Xícara de cerâmica, produzida artesanalmente, que é furtada pelos clientes no Riso Bistrô, em Ipanema - Paulo Roberto Junior
Jorge critica a postura de boa parte da sociedade que brada por um país menos corrupto, mas que não abre mão dos pequenos delitos diários.

— Ainda existe muita hipocrisia. As redes sociais estão cheias de indivíduos revoltados com os roubos que acontecem em todas as esferas sociais e políticas. Ao mesmo tempo, não veem problema em furtar objetos de um restaurante, no qual os donos investem dinheiro e trabalho para oferecer um serviço de qualidade ao público.

A chefe de cozinha Bianca diz que por diversas vezes abordou clientes e pediu a devolução das taças. Segundo ela, é uma situação que prejudica a oferta de serviços e coloca clientes e funcionários em uma situação desconfortável.

— Nossos garçons acabam ficando receosos. Eles acham que a culpa pode cair sobre eles. Mas, dá para notar quando o cliente surrupia alguma coisa. Vemos diversas manifestações contra a corrupção, mas as pessoas não conseguem segurar o ímpeto de levar embora um pote de pimenta. Parece que existe um prazer em estar fora da lei — avalia.

Para o antropólogo Roberto DaMatta, esse tipo de furto não é exclusivo do Brasil, mas é uma característica peculiar do brasileiro tratá-los não como delitos, mas, sim, como malfeitos, afanações, mentiras brancas. Segundo o professor, há níveis de crime que são aceitos pela sociedade e abordados com leniência dependendo de quem os comete.
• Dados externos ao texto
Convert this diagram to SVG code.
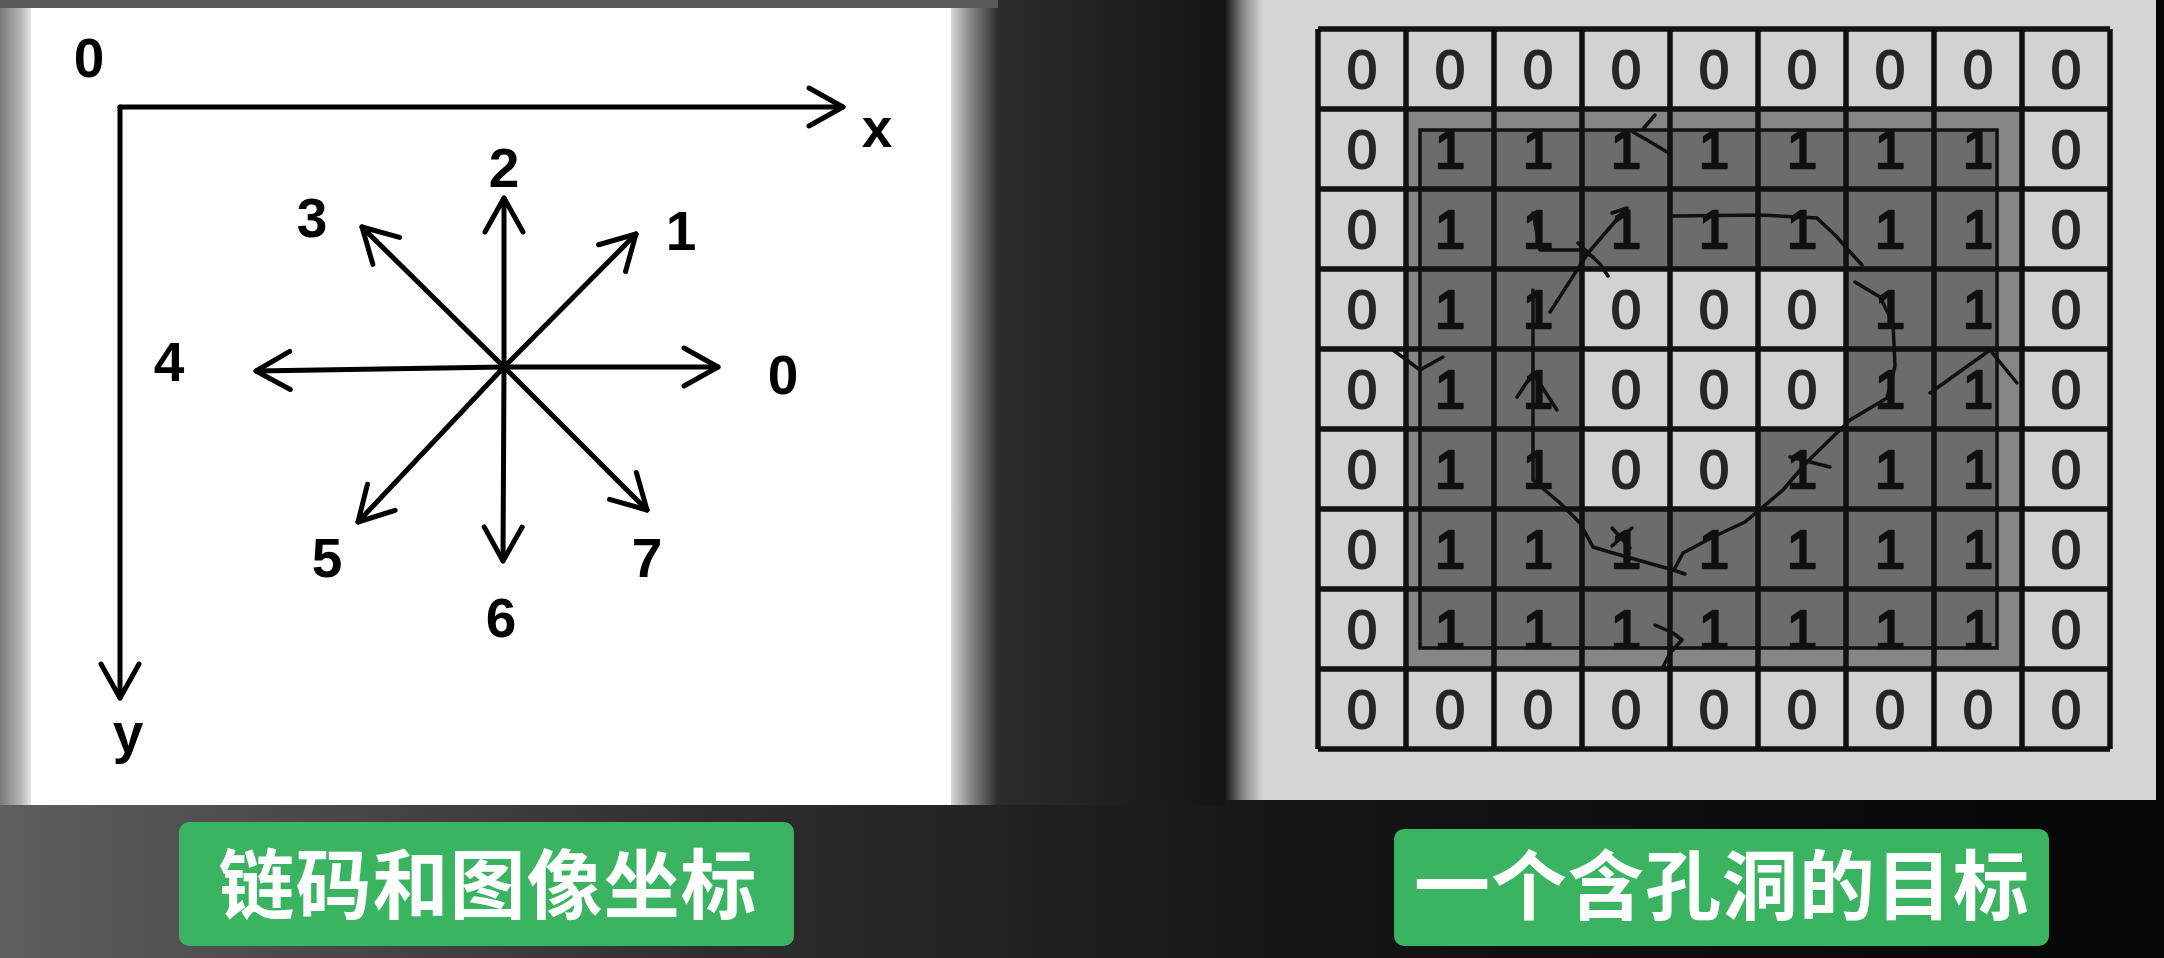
<svg xmlns="http://www.w3.org/2000/svg" width="2164" height="958" viewBox="0 0 2164 958">
<defs>
<linearGradient id="bgGrad" x1="0" y1="0" x2="1" y2="0">
<stop offset="0" stop-color="#5e5e5e"/><stop offset="0.33" stop-color="#2e2e2e"/><stop offset="0.6" stop-color="#151515"/><stop offset="1" stop-color="#050505"/>
</linearGradient>
<linearGradient id="leftEdge" x1="0" y1="0" x2="1" y2="0">
<stop offset="0" stop-color="#7a7a7a"/><stop offset="0.7" stop-color="#b8b8b8"/><stop offset="1" stop-color="#e8e8e8"/>
</linearGradient>
<linearGradient id="rightEdge" x1="0" y1="0" x2="1" y2="0">
<stop offset="0" stop-color="#d8d8d8"/><stop offset="0.4" stop-color="#8a8a8a"/><stop offset="1" stop-color="#2c2c2c"/>
</linearGradient>
<linearGradient id="midGrad" x1="0" y1="0" x2="1" y2="0">
<stop offset="0" stop-color="#2c2c2c"/><stop offset="1" stop-color="#141414"/>
</linearGradient>
<linearGradient id="rpEdge" x1="0" y1="0" x2="1" y2="0">
<stop offset="0" stop-color="#161616"/><stop offset="0.5" stop-color="#8a8a8a"/><stop offset="1" stop-color="#d5d5d5"/>
</linearGradient>
<marker id="ah" markerUnits="userSpaceOnUse" viewBox="-40 -30 50 60" markerWidth="50" markerHeight="60" refX="0" refY="0" orient="auto">
<path d="M-34,-19 L0,0 L-34,19" fill="none" stroke="#000" stroke-width="5" stroke-linecap="round" stroke-linejoin="round"/>
</marker>
</defs>
<style>
.axis{stroke:#000;stroke-width:5;fill:none;stroke-linecap:round}
.lbl{font-family:"Liberation Sans",Arial,sans-serif;font-size:55px;font-weight:bold;fill:#000;text-anchor:middle}
.cell0{fill:#d2d2d2}
.z{font-family:"Liberation Sans",Arial,sans-serif;font-size:54px;fill:#262626;text-anchor:middle;stroke:#262626;stroke-width:2}
.o{font-family:"Liberation Sans",Arial,sans-serif;font-size:54px;fill:#101010;text-anchor:middle;stroke:#101010;stroke-width:2.5}
.gl{stroke:#111;stroke-width:5.5;fill:none}
.chain{stroke:#111;stroke-width:3.5;fill:none;stroke-linecap:round;stroke-linejoin:round}
.btn{fill:#3bb462}
.cap{font-family:"Noto Sans CJK SC","Noto Sans CJK TC",sans-serif;font-size:76px;font-weight:bold;fill:#ffffff;text-anchor:middle;letter-spacing:1px}
</style>

<!-- background -->
<rect x="0" y="0" width="2164" height="958" fill="url(#bgGrad)"/>
<rect x="0" y="0" width="1225" height="8" fill="#5a5a5a"/>
<rect x="0" y="8" width="31" height="797" fill="url(#leftEdge)"/>
<rect x="998" y="0" width="227" height="805" fill="url(#midGrad)"/>
<rect x="951" y="8" width="47" height="797" fill="url(#rightEdge)"/>

<!-- left panel: chain code and image coordinates -->
<g id="left-panel">
<rect x="31" y="8" width="920" height="797" fill="#ffffff"/>
<g id="coord-axes">
<text class="lbl" x="89" y="77">0</text>
<text class="lbl" x="877" y="147">x</text>
<text class="lbl" x="128" y="752">y</text>
</g>
<g id="direction-labels">
<text class="lbl" x="783" y="394">0</text>
<text class="lbl" x="681" y="250">1</text>
<text class="lbl" x="504" y="187">2</text>
<text class="lbl" x="312" y="237">3</text>
<text class="lbl" x="169" y="381">4</text>
<text class="lbl" x="327" y="577">5</text>
<text class="lbl" x="501" y="637">6</text>
<text class="lbl" x="647" y="577">7</text>
</g>
<g id="connectors-left">
<line class="axis" x1="120" y1="107" x2="843" y2="107" marker-end="url(#ah)"/>
<line class="axis" x1="120" y1="107" x2="120" y2="698" marker-end="url(#ah)"/>
<line class="axis" x1="504" y1="367" x2="718" y2="367" marker-end="url(#ah)"/>
<line class="axis" x1="504" y1="367" x2="636" y2="234" marker-end="url(#ah)"/>
<line class="axis" x1="504" y1="367" x2="504" y2="198" marker-end="url(#ah)"/>
<line class="axis" x1="504" y1="367" x2="362" y2="227" marker-end="url(#ah)"/>
<line class="axis" x1="504" y1="367" x2="256" y2="371" marker-end="url(#ah)"/>
<line class="axis" x1="504" y1="367" x2="358" y2="522" marker-end="url(#ah)"/>
<line class="axis" x1="504" y1="367" x2="503" y2="561" marker-end="url(#ah)"/>
<line class="axis" x1="504" y1="367" x2="647" y2="510" marker-end="url(#ah)"/>
<circle cx="504" cy="367" r="6" fill="#000"/>
</g>
</g>

<!-- right panel: target with a hole -->
<g id="right-panel">
<rect x="1225" y="0" width="931" height="800" fill="#d5d5d5"/>
<rect x="1225" y="0" width="38" height="800" fill="url(#rpEdge)"/>
<rect x="2156" y="0" width="8" height="958" fill="#050505"/>
<g id="grid">
<rect class="cell0" x="1318" y="29" width="792" height="720"/>
<rect x="1406" y="109" width="616" height="560" fill="#858585"/>
<rect x="1420" y="130" width="577" height="518" fill="#6c6c6c"/>
<rect class="cell0" x="1582" y="269" width="264" height="160"/>
<rect class="cell0" x="1582" y="429" width="176" height="80"/>
<rect x="1420" y="130" width="577" height="518" fill="none" stroke="#111" stroke-width="3.5"/>
<path class="gl" d="M1318,29V749M1406,29V749M1494,29V749M1582,29V749M1670,29V749M1758,29V749M1846,29V749M1934,29V749M2022,29V749M2110,29V749M1318,29H2110M1318,109H2110M1318,189H2110M1318,269H2110M1318,349H2110M1318,429H2110M1318,509H2110M1318,589H2110M1318,669H2110M1318,749H2110"/>
</g>
<g id="cell-values">
<text class="z" x="1362" y="88">0</text><text class="z" x="1450" y="88">0</text><text class="z" x="1538" y="88">0</text><text class="z" x="1626" y="88">0</text><text class="z" x="1714" y="88">0</text><text class="z" x="1802" y="88">0</text><text class="z" x="1890" y="88">0</text><text class="z" x="1978" y="88">0</text><text class="z" x="2066" y="88">0</text>
<text class="z" x="1362" y="168">0</text><text class="o" x="1450" y="168">1</text><text class="o" x="1538" y="168">1</text><text class="o" x="1626" y="168">1</text><text class="o" x="1714" y="168">1</text><text class="o" x="1802" y="168">1</text><text class="o" x="1890" y="168">1</text><text class="o" x="1978" y="168">1</text><text class="z" x="2066" y="168">0</text>
<text class="z" x="1362" y="248">0</text><text class="o" x="1450" y="248">1</text><text class="o" x="1538" y="248">1</text><text class="o" x="1626" y="248">1</text><text class="o" x="1714" y="248">1</text><text class="o" x="1802" y="248">1</text><text class="o" x="1890" y="248">1</text><text class="o" x="1978" y="248">1</text><text class="z" x="2066" y="248">0</text>
<text class="z" x="1362" y="328">0</text><text class="o" x="1450" y="328">1</text><text class="o" x="1538" y="328">1</text><text class="z" x="1626" y="328">0</text><text class="z" x="1714" y="328">0</text><text class="z" x="1802" y="328">0</text><text class="o" x="1890" y="328">1</text><text class="o" x="1978" y="328">1</text><text class="z" x="2066" y="328">0</text>
<text class="z" x="1362" y="408">0</text><text class="o" x="1450" y="408">1</text><text class="o" x="1538" y="408">1</text><text class="z" x="1626" y="408">0</text><text class="z" x="1714" y="408">0</text><text class="z" x="1802" y="408">0</text><text class="o" x="1890" y="408">1</text><text class="o" x="1978" y="408">1</text><text class="z" x="2066" y="408">0</text>
<text class="z" x="1362" y="488">0</text><text class="o" x="1450" y="488">1</text><text class="o" x="1538" y="488">1</text><text class="z" x="1626" y="488">0</text><text class="z" x="1714" y="488">0</text><text class="o" x="1802" y="488">1</text><text class="o" x="1890" y="488">1</text><text class="o" x="1978" y="488">1</text><text class="z" x="2066" y="488">0</text>
<text class="z" x="1362" y="568">0</text><text class="o" x="1450" y="568">1</text><text class="o" x="1538" y="568">1</text><text class="o" x="1626" y="568">1</text><text class="o" x="1714" y="568">1</text><text class="o" x="1802" y="568">1</text><text class="o" x="1890" y="568">1</text><text class="o" x="1978" y="568">1</text><text class="z" x="2066" y="568">0</text>
<text class="z" x="1362" y="648">0</text><text class="o" x="1450" y="648">1</text><text class="o" x="1538" y="648">1</text><text class="o" x="1626" y="648">1</text><text class="o" x="1714" y="648">1</text><text class="o" x="1802" y="648">1</text><text class="o" x="1890" y="648">1</text><text class="o" x="1978" y="648">1</text><text class="z" x="2066" y="648">0</text>
<text class="z" x="1362" y="728">0</text><text class="z" x="1450" y="728">0</text><text class="z" x="1538" y="728">0</text><text class="z" x="1626" y="728">0</text><text class="z" x="1714" y="728">0</text><text class="z" x="1802" y="728">0</text><text class="z" x="1890" y="728">0</text><text class="z" x="1978" y="728">0</text><text class="z" x="2066" y="728">0</text>
</g>
<g id="connectors-chain">
<path class="chain" d="M1533,290 L1533,480 L1560,503 L1580,523 L1593,547 L1613,553 L1673,570 L1685,574"/>
<path class="chain" d="M1675,568 L1683,553 L1713,537 L1745,522 L1783,490 L1807,462 L1850,420 L1887,398 L1895,366 L1893,323 L1880,297 L1855,282"/>
<path class="chain" d="M1862,265 L1850,252 L1837,237 L1817,218 L1760,215 L1673,216"/>
<path class="chain" d="M1550,312 L1588,253 L1625,210"/>
<path class="chain" d="M1612,213 L1627,208 L1628,224"/>
<path class="chain" d="M1533,213 L1540,250 L1580,250 L1593,257"/>
<path class="chain" d="M1578,243 L1600,264 L1608,276"/>
<path class="chain" d="M1517,397 L1533,373 L1557,410"/>
<path class="chain" d="M1790,457 L1830,467"/>
<path class="chain" d="M1612,528 L1630,548 M1632,528 L1612,546"/>
<path class="chain" d="M1655,115 L1643,129 M1633,132 L1647,140 L1667,152"/>
<path class="chain" d="M1393,350 L1420,370 L1443,357"/>
<path class="chain" d="M1930,393 L1990,350 L2017,383"/>
<path class="chain" d="M1655,625 L1673,633 L1682,640 L1670,653 L1663,667"/>
</g>
</g>

<!-- captions -->
<g id="caption-left">
<rect class="btn" x="179" y="822" width="615" height="124" rx="10"/>
<text class="cap" x="488" y="913">链码和图像坐标</text>
</g>
<g id="caption-right">
<rect class="btn" x="1394" y="829" width="655" height="117" rx="10"/>
<text class="cap" x="1722" y="914">一个含孔洞的目标</text>
</g>
</svg>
— Isso acontece em sociedades nas quais a lei só é aplicada para os mais fracos. As pessoas são radicalmente contra a violência do outro, mas não enxergam gravidade nas próprias contravenções. Achamos que roubar uma colher como lembrança não tem nenhum problema. Ou seja, o que importa não é o delito em si, mas em qual situação e por quem ele foi cometido. Essa é a grande discussão ética que o país vive atualmente — analisa DaMatta.